For B2B businesses, scaling is a little more straightforward as scaling events tend to be less volatile. That said, collaborating closely with the sales team to understand pipelines and forecasts is still essential. One large enterprise deal alone could require multiple additional servers, making quick provisioning in the form of cloud or an agile bare metal provider a must-have.
Regardless of business type, how can an organization scale within its current set up? If your business is operational, it’s easy to look at existing data to understand your scaling behavior. It’s surprising how many infrastructure as a service (IaaS) users don’t take advantage of their existing data to make decisions. Rising service bills indicate continuous growth and the need for rapid provisioning, suggesting that a hybrid infrastructure approach could be optimal. Conversely, steady or declining bills could suggest stable or decreasing demand, making bare metal hosting a cost-effective choice. Occasional spikes in costs point to a need for flexible scaling solutions, favoring a hybrid approach.

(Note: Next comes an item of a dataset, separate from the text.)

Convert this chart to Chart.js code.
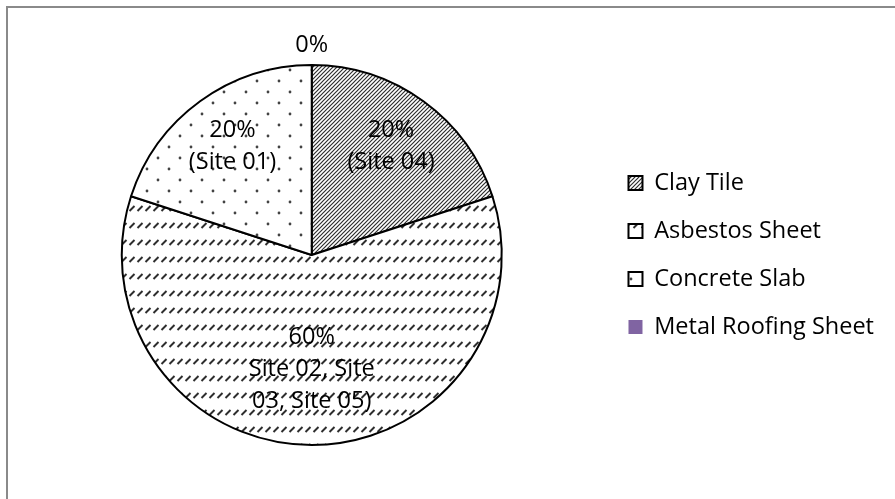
<!DOCTYPE html>
<html>
<head>
<meta charset="utf-8">
<title>Roofing material by site</title>
<script src="https://cdn.jsdelivr.net/npm/chart.js@4.4.1/dist/chart.umd.min.js"></script>
<style>
  html, body { margin: 0; padding: 0; background: #fff; }
  #wrap { width: 895px; height: 499px; position: relative; }
</style>
</head>
<body>
<div id="wrap"><canvas id="roofChart"></canvas></div>
<script>
// share of sites per roofing material (%)
const roofTypes = ['Clay Tile', 'Asbestos Sheet', 'Concrete Slab', 'Metal Roofing Sheet'];
const roofShare = [20, 60, 20, 0];
const siteNotes = [['(Site 04)'], ['Site 02, Site', '03, Site 05)'], ['(Site 01)'], []];

const FONT = 'Open Sans';
const FONT_SIZE = 23.5;
const INK = '#2e2e2e';

const canvas = document.getElementById('roofChart');
const mainCtx = canvas.getContext('2d');

// small repeating tiles used as slice fills
function makePattern(w, h, paint) {
  const c = document.createElement('canvas');
  c.width = w;
  c.height = h;
  const g = c.getContext('2d');
  g.fillStyle = '#fff';
  g.fillRect(0, 0, w, h);
  g.strokeStyle = INK;
  g.fillStyle = INK;
  paint(g, w, h);
  return mainCtx.createPattern(c, 'repeat');
}

const clayFill = makePattern(4, 4, (g, s) => {
  g.lineWidth = 1.2;
  g.beginPath();
  g.moveTo(0, s); g.lineTo(s, 0);
  g.moveTo(-1, 1); g.lineTo(1, -1);
  g.moveTo(s - 1, s + 1); g.lineTo(s + 1, s - 1);
  g.stroke();
});

// rows of short upward dashes
const asbestosFill = makePattern(8, 17, (g) => {
  g.lineWidth = 1.9;
  g.beginPath();
  g.moveTo(1.5, 7); g.lineTo(6.5, 2);
  g.stroke();
});

const concreteFill = makePattern(22, 22, (g) => {
  g.globalAlpha = 0.9;
  g.beginPath();
  g.arc(4, 4, 1.4, 0, Math.PI * 2);
  g.arc(15, 15, 1.4, 0, Math.PI * 2);
  g.fill();
});

const metalFill = '#8064A2';
const sliceFills = [clayFill, asbestosFill, concreteFill, metalFill];

// thin grey frame around the chart object
const chartFrame = {
  id: 'chartFrame',
  beforeDraw(chart) {
    const { ctx } = chart;
    ctx.save();
    ctx.strokeStyle = '#8a8a8a';
    ctx.lineWidth = 2;
    ctx.beginPath();
    ctx.moveTo(7, chart.height + 5);
    ctx.lineTo(7, 7);
    ctx.lineTo(chart.width + 5, 7);
    ctx.stroke();
    ctx.restore();
  }
};

// percentage + site names written on each slice
const sliceLabels = {
  id: 'sliceLabels',
  afterDatasetsDraw(chart, args, opts) {
    const { ctx } = chart;
    const meta = chart.getDatasetMeta(0);
    const total = roofShare.reduce((a, b) => a + b, 0);
    ctx.save();
    ctx.font = `${opts.size}px "${opts.family}"`;
    ctx.fillStyle = '#000';
    ctx.textAlign = 'center';
    ctx.textBaseline = 'middle';
    meta.data.forEach((arc, i) => {
      const { x, y, startAngle, endAngle, outerRadius } =
        arc.getProps(['x', 'y', 'startAngle', 'endAngle', 'outerRadius'], true);
      const mid = (startAngle + endAngle) / 2;
      const r = roofShare[i] === 0 ? outerRadius + opts.outside : outerRadius * opts.inside[i];
      const lines = [Math.round(roofShare[i] / total * 100) + '%', ...siteNotes[i]];
      const cx = x + Math.cos(mid) * r;
      const top = y + Math.sin(mid) * r - (lines.length - 1) * opts.lineHeight / 2;
      lines.forEach((t, k) => ctx.fillText(t, cx, top + k * opts.lineHeight));
    });
    ctx.restore();
  }
};

new Chart(canvas, {
  type: 'pie',
  data: {
    labels: roofTypes,
    datasets: [{
      data: roofShare,
      backgroundColor: sliceFills,
      borderColor: '#000',
      borderWidth: 2,
      hoverOffset: 0
    }]
  },
  options: {
    responsive: true,
    maintainAspectRatio: false,
    animation: false,
    events: [],
    layout: { padding: { top: 64, bottom: 53, left: 19.5, right: 11 } },
    plugins: {
      tooltip: { enabled: false },
      legend: {
        position: 'right',
        labels: {
          boxWidth: 14,
          boxHeight: 14,
          padding: 24.5,
          color: '#000',
          font: { family: FONT, size: FONT_SIZE },
          generateLabels(chart) {
            const items = Chart.overrides.pie.plugins.legend.labels.generateLabels(chart);
            return items.map((item, i) => Object.assign(item, {
              fillStyle: sliceFills[i],
              strokeStyle: i === 3 ? metalFill : '#000',
              lineWidth: i === 3 ? 0 : 2
            }));
          }
        }
      },
      sliceLabels: {
        family: FONT,
        size: FONT_SIZE,
        lineHeight: 32,
        inside: [0.71, 0.6, 0.71, 0],
        outside: 20
      }
    }
  },
  plugins: [chartFrame, sliceLabels]
});
</script>
</body>
</html>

A solution to fit your needs
Navigating the huge variety of infrastructure options on offer requires a clear understanding of your scalability needs. Whether you’re a CTO under pressure to cut costs, or a startup founder facing uncertain demand, it’s essential to move beyond the superficial question of costs and engage deeply with what your business needs in order to thrive.
The moral of the story? Don’t just approach an infrastructure provider to request a quote, but instead start the conversation with an informed background of what you may need and why. If you’re serious about finding a solution that meets your performance, cost and scalability needs, understanding your scaling patterns and how they translate to your infrastructure requirements is one of the best investments you’ll make.